Разве только вдруг выпадет снег... Покроет моментально белыми пеленами горы... Лежит ослепительный на фоне ярко-синего неба в горах. Красив снег в Кисловодске!
Но лица вытягиваются, начинается «ропот»: «Вот те на! Приехали!», — и не успевают как следует забрюзжать приехавшие, как солнце скатывает пелены... И опять тепло. Даже в декабре бывает днем до 20 град. тепла. Ходят в летних платьях и принимают солнечные ванны...
И шампанское зимой всё так же бьет из недр земли, животворящий богатырь-Нарзан — лучшей марки шампанское.
Но как ни хорошо в Кисловодске зимой, осенью и летом, а лучше все-таки весной. Весна побивает рекорд. Со всех времен года она собирает в себе самые лучшие краски, и, как птицы и пчелы на яркий цветок, слетаются в Кисловодск люди отовсюду, со всех сторон.
Ессентуки
Ессентуки в отличие от Кисловодска (и особенно Железноводска, который карабкается на высокую гору) лежит в низинах — точно на досках. Никаких подъемов. Все они, кроме того, закутаны садами — сады и палисадники, и в два ряда по улицам аллеи — бесконечная перспектива аллей.
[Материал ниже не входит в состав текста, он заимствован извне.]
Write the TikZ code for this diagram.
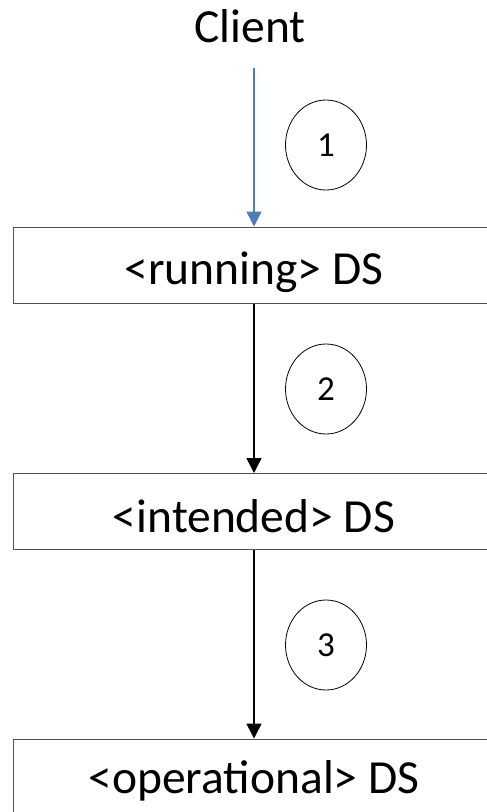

В общем, странный город: выйдешь из своих ворот, отойдешь всего на два шага в сторону, и уже не видно за деревьями не только домов на противоположной стороне, но и своего дома; ни крыш, ни окон, ни заборов — всё исчезает в деревьях, как будто и вовсе нет домов, — лицо города спрятано в густой листве, как женское лицо за покрывалом. Такое впечатление, во всяком случае, производит большинство улиц.
Самое интересное в Ессентуках — это, конечно, знаменитая на весь мир грязелечебница, о которой надо рассказать отдельно, а сначала — о парке, о целительных источниках и о Любе... Парк огромнейший. Не знаю, какую площадь он занимает в действительности, но кажется, что его не обойти. Тут же и скаты, и крутые подъемы. Расположен он как будто на двух плоскогорьях, соединенных между собой то широкими и отлогими лестницами, то почти отвесными дорожками, стремящимися вниз сломя голову.
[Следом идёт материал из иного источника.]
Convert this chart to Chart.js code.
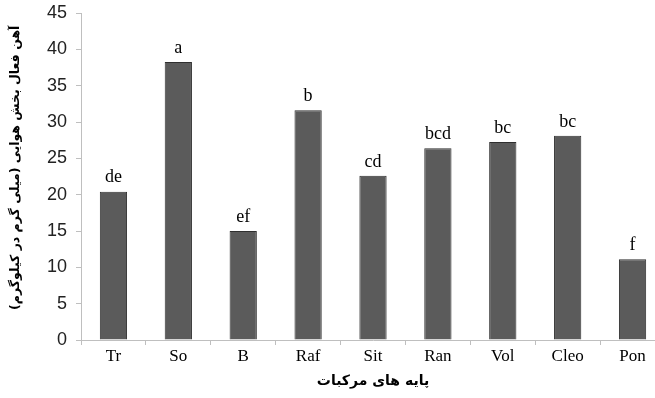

Благодаря такому расположению — в два этажа — получается интересная вещь: оркестр, который играет в центре, наверху, в двух минутах подъема, — внизу здесь совершенно не слышен. Там — музыка, шум и толчея, а совсем близко, тут, в аллее, тоже под горячим солнцем, — глубокая и прямо загадочная тишина. Загадочная потому, что очень уж близок этот шум, неслышный, эта крикливая мишура, тогда как здесь сразу — торжественность.